▸ **Recorded information**
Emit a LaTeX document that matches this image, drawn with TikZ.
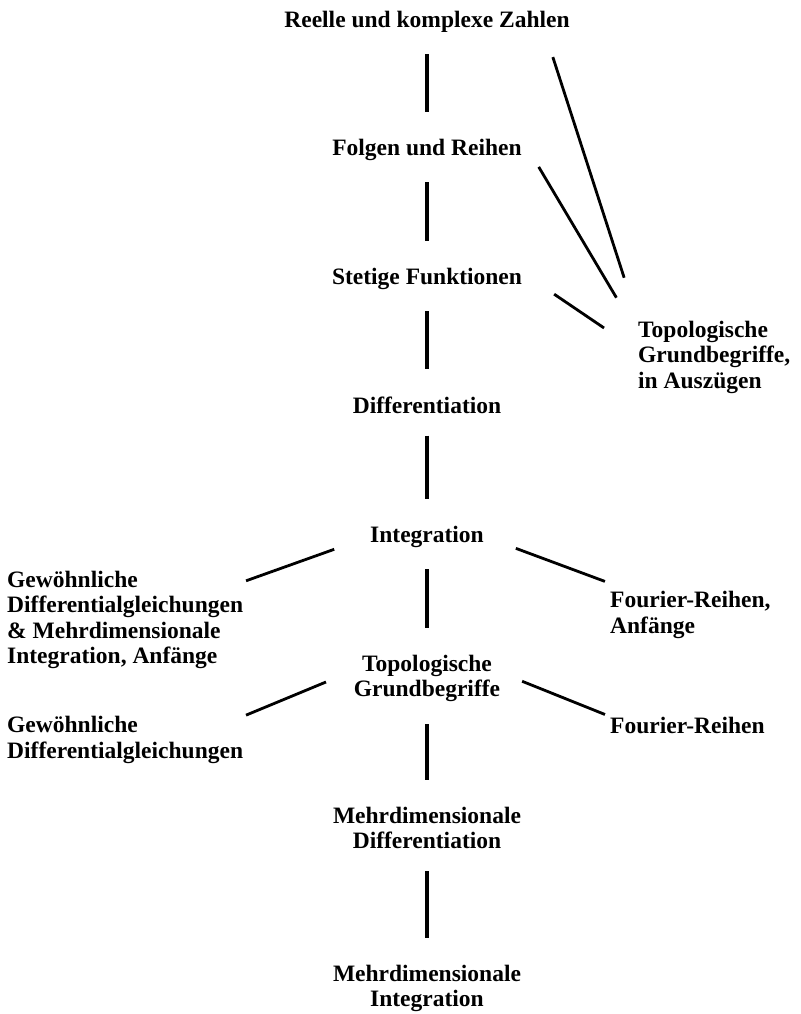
\documentclass[tikz,border=0pt]{standalone}
\usepackage{fontspec}
\setmainfont{Liberation Serif}
\usetikzlibrary{positioning}

\begin{document}
\begin{tikzpicture}[
  x=1pt, y=1pt,
  font=\fontsize{23.5}{25.5}\selectfont\bfseries,
  node distance=128pt, on grid,
  topic/.style={inner sep=0pt, align=center},
  side/.style={inner sep=0pt, align=left, anchor=west},
  stem/.style={line width=3.6pt, shorten <=22pt, shorten >=27pt},
  link/.style={line width=2.8pt}
]
\useasboundingbox (0,0) rectangle (800,-1014);
% main column
\node[topic] (reelle) at (427,-21.5) {Reelle und komplexe Zahlen};
\node[topic, below=of reelle] (folgen) {Folgen und Reihen};
\node[topic, below=129pt of folgen] (stetig) {Stetige Funktionen};
\node[topic, below=126.5pt of stetig] (diff) {Differentiation};
\node[topic, below=131.5pt of diff] (integ) {Integration};
\node[topic, below=142pt of integ] (topo) {Topologische\\Grundbegriffe};
\node[topic, below=149.5pt of topo] (mdiff) {Mehrdimensionale\\Differentiation};
\node[topic, below=160.5pt of mdiff] (mint) {Mehrdimensionale\\Integration};
% side branches
\node[side] (topoaus) at (638,-357) {Topologische\\Grundbegriffe,\\in Auszügen};
\node[side] (gdgl) at (7,-620) {Gewöhnliche\\Differentialgleichungen\\\& Mehrdimensionale\\Integration, Anfänge};
\node[side] (gdglfull) at (7,-740) {Gewöhnliche\\Differentialgleichungen};
\node[side] (fourier) at (610,-615) {Fourier-Reihen,\\Anfänge};
\node[side] (fourierfull) at (610,-725) {Fourier-Reihen};

\draw[stem] (reelle) -- (folgen);
\draw[stem] (folgen) -- (stetig);
\draw[stem] (stetig) -- (diff);
\draw[stem] (diff) -- (integ);
\draw[stem] (integ) -- (topo);
\draw[stem] (topo) -- (mdiff);
\draw[stem] (mdiff) -- (mint);

\draw[link, shorten <=26pt, shorten >=45pt] ([xshift=-25pt]reelle.south east) -- (topoaus.north west);
\draw[link, shorten <=7.5pt, shorten >=26.6pt] ([xshift=13pt]folgen.south east) -- ([xshift=-8pt]topoaus.north west);
\draw[link, shorten <=38.6pt, shorten >=41pt] ([yshift=6pt]stetig.east) -- ([yshift=6pt]topoaus.west);
\draw[link, shorten <=38pt, shorten >=3pt] (integ.west) -- ([yshift=-11pt]gdgl.north east);
\draw[link, shorten <=30pt, shorten >=3pt] ([yshift=8pt]topo.west) -- (gdglfull.north east);
\draw[link, shorten <=34pt, shorten >=5.4pt] (integ.east) -- ([yshift=8pt]fourier.north west);
\draw[link, shorten <=23.5pt, shorten >=5.4pt] ([yshift=6pt]topo.east) -- (fourierfull.north west);
\end{tikzpicture}
\end{document}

▸ **Exercise instructions**
Leave out the pictures and reproduce the rest of the listing exactly.

▸ **Solved problem**
Emit a LaTeX document that matches this image, drawn with TikZ.
\documentclass[tikz,border=0pt]{standalone}
\usepackage{fontspec}
\setmainfont{Liberation Serif}
\usetikzlibrary{positioning}

\begin{document}
\begin{tikzpicture}[
  x=1pt, y=1pt,
  font=\fontsize{23.5}{25.5}\selectfont\bfseries,
  node distance=128pt, on grid,
  topic/.style={inner sep=0pt, align=center},
  side/.style={inner sep=0pt, align=left, anchor=west},
  stem/.style={line width=3.6pt, shorten <=22pt, shorten >=27pt},
  link/.style={line width=2.8pt}
]
\useasboundingbox (0,0) rectangle (800,-1014);
% main column
\node[topic] (reelle) at (427,-21.5) {Reelle und komplexe Zahlen};
\node[topic, below=of reelle] (folgen) {Folgen und Reihen};
\node[topic, below=129pt of folgen] (stetig) {Stetige Funktionen};
\node[topic, below=126.5pt of stetig] (diff) {Differentiation};
\node[topic, below=131.5pt of diff] (integ) {Integration};
\node[topic, below=142pt of integ] (topo) {Topologische\\Grundbegriffe};
\node[topic, below=149.5pt of topo] (mdiff) {Mehrdimensionale\\Differentiation};
\node[topic, below=160.5pt of mdiff] (mint) {Mehrdimensionale\\Integration};
% side branches
\node[side] (topoaus) at (638,-357) {Topologische\\Grundbegriffe,\\in Auszügen};
\node[side] (gdgl) at (7,-620) {Gewöhnliche\\Differentialgleichungen\\\& Mehrdimensionale\\Integration, Anfänge};
\node[side] (gdglfull) at (7,-740) {Gewöhnliche\\Differentialgleichungen};
\node[side] (fourier) at (610,-615) {Fourier-Reihen,\\Anfänge};
\node[side] (fourierfull) at (610,-725) {Fourier-Reihen};

\draw[stem] (reelle) -- (folgen);
\draw[stem] (folgen) -- (stetig);
\draw[stem] (stetig) -- (diff);
\draw[stem] (diff) -- (integ);
\draw[stem] (integ) -- (topo);
\draw[stem] (topo) -- (mdiff);
\draw[stem] (mdiff) -- (mint);

\draw[link, shorten <=26pt, shorten >=45pt] ([xshift=-25pt]reelle.south east) -- (topoaus.north west);
\draw[link, shorten <=7.5pt, shorten >=26.6pt] ([xshift=13pt]folgen.south east) -- ([xshift=-8pt]topoaus.north west);
\draw[link, shorten <=38.6pt, shorten >=41pt] ([yshift=6pt]stetig.east) -- ([yshift=6pt]topoaus.west);
\draw[link, shorten <=38pt, shorten >=3pt] (integ.west) -- ([yshift=-11pt]gdgl.north east);
\draw[link, shorten <=30pt, shorten >=3pt] ([yshift=8pt]topo.west) -- (gdglfull.north east);
\draw[link, shorten <=34pt, shorten >=5.4pt] (integ.east) -- ([yshift=8pt]fourier.north west);
\draw[link, shorten <=23.5pt, shorten >=5.4pt] ([yshift=6pt]topo.east) -- (fourierfull.north west);
\end{tikzpicture}
\end{document}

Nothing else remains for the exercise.